**Given instruction**
Leave out the pictures, and write out exactly the lines from the beginning of the material to the line holding "0.747170, 0.864340, 1.0]", that line included, and nothing else.
§ §
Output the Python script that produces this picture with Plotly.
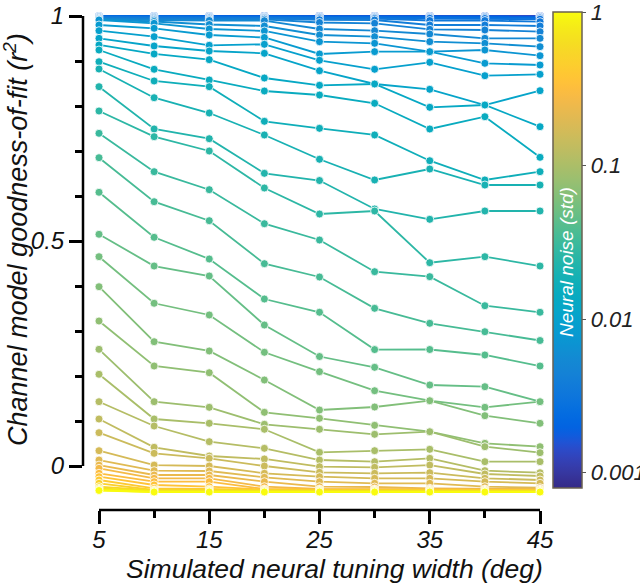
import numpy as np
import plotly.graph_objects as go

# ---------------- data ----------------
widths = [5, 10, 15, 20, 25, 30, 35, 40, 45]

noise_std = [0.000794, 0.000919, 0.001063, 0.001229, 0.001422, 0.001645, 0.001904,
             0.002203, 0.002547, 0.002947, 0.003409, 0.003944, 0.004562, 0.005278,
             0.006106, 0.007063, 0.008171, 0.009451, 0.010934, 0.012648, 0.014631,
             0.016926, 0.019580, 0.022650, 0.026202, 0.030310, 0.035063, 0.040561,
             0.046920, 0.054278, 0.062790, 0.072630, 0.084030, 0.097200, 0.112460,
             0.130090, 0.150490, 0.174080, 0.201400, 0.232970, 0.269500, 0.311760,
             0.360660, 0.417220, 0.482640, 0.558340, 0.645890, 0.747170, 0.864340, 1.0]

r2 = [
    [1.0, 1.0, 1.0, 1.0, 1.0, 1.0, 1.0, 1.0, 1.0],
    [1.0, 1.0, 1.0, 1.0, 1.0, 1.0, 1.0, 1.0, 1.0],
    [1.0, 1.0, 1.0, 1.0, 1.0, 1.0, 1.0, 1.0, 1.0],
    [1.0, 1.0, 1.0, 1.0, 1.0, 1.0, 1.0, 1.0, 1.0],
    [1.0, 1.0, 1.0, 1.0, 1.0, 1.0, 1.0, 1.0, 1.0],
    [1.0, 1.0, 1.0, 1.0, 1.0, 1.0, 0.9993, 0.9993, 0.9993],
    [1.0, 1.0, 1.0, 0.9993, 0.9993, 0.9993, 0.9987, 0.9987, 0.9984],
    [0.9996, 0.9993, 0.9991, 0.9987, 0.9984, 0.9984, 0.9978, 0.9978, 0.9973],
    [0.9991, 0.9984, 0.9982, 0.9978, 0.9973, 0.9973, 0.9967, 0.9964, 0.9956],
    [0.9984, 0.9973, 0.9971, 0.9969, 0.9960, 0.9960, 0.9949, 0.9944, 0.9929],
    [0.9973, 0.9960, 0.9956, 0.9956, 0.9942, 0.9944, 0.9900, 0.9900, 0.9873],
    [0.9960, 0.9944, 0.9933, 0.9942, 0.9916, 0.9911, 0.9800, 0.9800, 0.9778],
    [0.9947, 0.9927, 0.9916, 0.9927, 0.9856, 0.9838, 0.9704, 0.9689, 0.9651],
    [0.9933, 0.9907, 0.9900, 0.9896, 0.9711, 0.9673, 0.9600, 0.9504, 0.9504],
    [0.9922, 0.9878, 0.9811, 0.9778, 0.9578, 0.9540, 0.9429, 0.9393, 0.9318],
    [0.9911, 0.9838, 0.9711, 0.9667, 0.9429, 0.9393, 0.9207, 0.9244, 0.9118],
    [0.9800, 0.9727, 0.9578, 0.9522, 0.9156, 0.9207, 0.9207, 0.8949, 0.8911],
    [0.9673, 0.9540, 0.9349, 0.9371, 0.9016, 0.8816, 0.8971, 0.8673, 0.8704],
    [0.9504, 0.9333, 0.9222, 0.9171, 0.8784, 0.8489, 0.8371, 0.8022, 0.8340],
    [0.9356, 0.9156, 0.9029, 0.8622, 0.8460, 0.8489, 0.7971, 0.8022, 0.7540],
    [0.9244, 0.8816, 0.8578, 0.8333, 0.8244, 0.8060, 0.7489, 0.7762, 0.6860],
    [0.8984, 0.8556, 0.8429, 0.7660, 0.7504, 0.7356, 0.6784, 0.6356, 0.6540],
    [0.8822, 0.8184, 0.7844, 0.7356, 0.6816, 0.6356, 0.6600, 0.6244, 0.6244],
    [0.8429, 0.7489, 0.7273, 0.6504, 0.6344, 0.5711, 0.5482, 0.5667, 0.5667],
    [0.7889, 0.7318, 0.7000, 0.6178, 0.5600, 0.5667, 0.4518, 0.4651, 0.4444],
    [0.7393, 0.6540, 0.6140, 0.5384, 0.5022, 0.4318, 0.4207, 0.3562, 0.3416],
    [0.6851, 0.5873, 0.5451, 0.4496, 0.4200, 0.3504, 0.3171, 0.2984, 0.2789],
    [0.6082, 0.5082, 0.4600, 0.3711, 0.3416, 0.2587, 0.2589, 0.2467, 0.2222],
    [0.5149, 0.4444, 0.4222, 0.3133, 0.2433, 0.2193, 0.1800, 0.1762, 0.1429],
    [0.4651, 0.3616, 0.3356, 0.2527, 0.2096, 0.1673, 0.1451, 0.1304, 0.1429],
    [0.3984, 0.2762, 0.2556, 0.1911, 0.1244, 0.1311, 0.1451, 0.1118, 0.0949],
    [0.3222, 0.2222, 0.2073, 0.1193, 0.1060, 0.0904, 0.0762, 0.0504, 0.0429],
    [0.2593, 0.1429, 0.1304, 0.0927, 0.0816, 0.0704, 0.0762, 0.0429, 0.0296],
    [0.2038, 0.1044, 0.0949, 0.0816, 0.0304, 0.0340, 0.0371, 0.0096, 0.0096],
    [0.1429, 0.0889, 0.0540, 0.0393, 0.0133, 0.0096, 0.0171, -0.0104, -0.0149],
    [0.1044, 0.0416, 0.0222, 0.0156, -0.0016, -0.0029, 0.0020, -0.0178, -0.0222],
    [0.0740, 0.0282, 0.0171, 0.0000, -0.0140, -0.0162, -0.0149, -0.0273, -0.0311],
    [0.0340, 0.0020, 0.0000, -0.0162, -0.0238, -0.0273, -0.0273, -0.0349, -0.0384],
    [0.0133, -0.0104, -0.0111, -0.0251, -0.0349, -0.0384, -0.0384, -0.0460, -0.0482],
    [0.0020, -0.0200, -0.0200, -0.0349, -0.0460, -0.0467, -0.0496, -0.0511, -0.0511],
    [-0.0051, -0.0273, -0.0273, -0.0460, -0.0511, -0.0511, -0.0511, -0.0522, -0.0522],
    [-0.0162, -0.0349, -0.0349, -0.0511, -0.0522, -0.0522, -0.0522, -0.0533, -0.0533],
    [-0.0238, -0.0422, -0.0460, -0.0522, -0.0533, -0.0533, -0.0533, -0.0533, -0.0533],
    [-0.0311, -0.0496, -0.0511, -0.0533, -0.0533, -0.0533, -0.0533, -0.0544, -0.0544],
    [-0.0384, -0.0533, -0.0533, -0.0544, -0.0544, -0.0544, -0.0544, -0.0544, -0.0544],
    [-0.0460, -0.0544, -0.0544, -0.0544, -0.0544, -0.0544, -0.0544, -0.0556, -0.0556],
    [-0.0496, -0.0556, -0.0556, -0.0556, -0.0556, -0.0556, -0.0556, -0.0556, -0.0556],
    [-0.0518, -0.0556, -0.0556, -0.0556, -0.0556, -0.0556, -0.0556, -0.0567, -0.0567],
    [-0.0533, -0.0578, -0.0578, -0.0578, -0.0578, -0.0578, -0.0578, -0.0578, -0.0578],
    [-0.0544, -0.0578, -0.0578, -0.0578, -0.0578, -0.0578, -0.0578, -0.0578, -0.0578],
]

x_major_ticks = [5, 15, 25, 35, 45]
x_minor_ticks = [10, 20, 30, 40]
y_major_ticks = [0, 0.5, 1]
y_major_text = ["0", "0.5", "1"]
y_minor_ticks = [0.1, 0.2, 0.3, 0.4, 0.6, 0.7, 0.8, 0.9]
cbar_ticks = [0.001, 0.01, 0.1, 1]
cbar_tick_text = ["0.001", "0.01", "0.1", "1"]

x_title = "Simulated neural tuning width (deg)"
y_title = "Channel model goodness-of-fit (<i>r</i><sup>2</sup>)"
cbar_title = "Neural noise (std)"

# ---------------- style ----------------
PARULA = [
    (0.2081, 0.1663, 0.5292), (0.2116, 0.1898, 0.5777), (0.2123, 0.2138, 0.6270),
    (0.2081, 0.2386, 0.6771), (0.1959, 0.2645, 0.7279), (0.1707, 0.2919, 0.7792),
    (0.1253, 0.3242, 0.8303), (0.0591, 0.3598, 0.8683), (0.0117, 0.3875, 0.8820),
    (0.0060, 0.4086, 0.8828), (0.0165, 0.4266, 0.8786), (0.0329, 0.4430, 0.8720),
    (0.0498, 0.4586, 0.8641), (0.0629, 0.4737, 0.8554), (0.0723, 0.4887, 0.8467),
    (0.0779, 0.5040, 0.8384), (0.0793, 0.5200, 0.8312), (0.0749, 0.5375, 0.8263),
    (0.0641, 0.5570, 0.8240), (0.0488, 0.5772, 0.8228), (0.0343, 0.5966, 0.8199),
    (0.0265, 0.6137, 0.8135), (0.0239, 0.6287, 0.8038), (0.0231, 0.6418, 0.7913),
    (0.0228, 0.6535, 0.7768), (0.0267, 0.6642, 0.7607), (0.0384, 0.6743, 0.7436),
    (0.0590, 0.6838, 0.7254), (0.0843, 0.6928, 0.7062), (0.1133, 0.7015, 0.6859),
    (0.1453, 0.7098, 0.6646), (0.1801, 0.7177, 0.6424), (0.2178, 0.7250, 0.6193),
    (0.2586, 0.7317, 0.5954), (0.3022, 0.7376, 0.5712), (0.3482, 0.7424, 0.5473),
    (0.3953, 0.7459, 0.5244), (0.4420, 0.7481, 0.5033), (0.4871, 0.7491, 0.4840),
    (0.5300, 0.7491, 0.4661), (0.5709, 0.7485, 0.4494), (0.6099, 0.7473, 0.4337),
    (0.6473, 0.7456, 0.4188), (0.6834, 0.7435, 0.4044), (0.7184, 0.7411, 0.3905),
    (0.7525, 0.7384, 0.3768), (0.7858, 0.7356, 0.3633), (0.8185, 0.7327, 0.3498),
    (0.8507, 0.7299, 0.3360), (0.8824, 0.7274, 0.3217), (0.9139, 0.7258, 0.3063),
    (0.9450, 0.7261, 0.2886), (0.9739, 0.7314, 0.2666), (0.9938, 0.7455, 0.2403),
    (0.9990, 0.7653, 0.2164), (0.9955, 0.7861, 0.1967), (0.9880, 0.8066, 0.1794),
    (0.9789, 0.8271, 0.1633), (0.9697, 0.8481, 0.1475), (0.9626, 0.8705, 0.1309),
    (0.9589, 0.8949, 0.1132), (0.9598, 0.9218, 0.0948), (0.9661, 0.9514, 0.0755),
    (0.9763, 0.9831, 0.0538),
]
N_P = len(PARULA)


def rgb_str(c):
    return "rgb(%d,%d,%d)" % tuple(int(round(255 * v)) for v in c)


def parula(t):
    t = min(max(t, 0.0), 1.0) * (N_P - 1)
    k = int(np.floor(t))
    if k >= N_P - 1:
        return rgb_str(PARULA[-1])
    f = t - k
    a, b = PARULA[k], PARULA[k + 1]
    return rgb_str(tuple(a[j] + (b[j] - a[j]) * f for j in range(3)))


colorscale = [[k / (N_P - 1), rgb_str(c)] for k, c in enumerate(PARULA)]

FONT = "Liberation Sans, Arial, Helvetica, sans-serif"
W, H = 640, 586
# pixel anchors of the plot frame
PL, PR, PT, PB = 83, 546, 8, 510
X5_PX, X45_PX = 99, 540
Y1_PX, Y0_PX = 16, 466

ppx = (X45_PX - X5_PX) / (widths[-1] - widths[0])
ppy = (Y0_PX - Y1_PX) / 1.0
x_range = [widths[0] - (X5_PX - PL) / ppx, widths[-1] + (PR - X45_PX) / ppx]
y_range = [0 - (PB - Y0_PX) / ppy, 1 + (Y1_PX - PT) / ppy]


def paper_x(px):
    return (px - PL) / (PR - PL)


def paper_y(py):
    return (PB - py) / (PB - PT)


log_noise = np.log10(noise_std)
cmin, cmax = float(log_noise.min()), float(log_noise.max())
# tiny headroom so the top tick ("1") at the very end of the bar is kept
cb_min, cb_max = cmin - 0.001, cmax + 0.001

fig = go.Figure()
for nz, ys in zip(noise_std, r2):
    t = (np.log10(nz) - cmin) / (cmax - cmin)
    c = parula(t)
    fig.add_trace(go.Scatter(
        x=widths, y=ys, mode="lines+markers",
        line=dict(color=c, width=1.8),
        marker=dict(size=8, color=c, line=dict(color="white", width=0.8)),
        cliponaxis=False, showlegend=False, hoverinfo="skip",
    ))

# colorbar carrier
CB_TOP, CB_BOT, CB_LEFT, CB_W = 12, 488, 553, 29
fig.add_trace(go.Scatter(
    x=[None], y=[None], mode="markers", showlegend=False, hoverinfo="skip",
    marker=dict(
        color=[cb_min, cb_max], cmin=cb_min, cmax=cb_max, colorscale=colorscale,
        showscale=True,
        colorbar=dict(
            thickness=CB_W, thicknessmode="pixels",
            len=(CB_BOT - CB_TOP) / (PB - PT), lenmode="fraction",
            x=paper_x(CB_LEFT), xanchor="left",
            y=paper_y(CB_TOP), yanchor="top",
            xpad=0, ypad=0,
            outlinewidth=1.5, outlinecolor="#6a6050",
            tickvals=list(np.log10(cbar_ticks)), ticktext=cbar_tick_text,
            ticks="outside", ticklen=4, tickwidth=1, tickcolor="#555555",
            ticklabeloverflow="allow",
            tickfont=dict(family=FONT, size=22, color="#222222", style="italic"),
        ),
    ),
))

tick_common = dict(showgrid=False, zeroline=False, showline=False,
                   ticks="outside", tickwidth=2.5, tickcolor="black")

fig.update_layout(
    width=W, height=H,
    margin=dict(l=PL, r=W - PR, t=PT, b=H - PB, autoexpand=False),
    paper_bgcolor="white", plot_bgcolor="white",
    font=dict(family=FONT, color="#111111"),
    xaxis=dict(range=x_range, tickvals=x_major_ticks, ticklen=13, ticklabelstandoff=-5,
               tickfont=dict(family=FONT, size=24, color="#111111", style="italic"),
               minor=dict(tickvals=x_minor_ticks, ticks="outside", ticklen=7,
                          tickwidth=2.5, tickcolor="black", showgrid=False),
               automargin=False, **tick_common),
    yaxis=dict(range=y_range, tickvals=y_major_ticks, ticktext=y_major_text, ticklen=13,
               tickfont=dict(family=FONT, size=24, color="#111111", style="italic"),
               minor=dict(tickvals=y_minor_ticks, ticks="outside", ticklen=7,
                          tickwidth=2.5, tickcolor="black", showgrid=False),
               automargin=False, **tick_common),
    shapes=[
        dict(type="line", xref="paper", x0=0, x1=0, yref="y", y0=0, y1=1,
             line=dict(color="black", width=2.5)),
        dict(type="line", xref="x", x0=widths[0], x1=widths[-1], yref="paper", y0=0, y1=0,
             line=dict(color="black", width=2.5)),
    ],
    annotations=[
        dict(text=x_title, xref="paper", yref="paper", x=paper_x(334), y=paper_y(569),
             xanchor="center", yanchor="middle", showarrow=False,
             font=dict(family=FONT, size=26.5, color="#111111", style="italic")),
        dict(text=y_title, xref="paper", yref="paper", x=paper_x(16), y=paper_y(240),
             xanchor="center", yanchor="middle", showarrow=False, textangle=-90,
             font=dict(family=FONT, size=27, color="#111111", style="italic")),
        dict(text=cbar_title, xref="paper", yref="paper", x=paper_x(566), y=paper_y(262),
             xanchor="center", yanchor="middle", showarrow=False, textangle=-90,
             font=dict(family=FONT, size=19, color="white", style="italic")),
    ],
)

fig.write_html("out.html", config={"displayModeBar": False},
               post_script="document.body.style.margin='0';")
§ §
**Finished answer**
Output the Python script that produces this picture with Plotly.
import numpy as np
import plotly.graph_objects as go

# ---------------- data ----------------
widths = [5, 10, 15, 20, 25, 30, 35, 40, 45]

noise_std = [0.000794, 0.000919, 0.001063, 0.001229, 0.001422, 0.001645, 0.001904,
             0.002203, 0.002547, 0.002947, 0.003409, 0.003944, 0.004562, 0.005278,
             0.006106, 0.007063, 0.008171, 0.009451, 0.010934, 0.012648, 0.014631,
             0.016926, 0.019580, 0.022650, 0.026202, 0.030310, 0.035063, 0.040561,
             0.046920, 0.054278, 0.062790, 0.072630, 0.084030, 0.097200, 0.112460,
             0.130090, 0.150490, 0.174080, 0.201400, 0.232970, 0.269500, 0.311760,
             0.360660, 0.417220, 0.482640, 0.558340, 0.645890, 0.747170, 0.864340, 1.0]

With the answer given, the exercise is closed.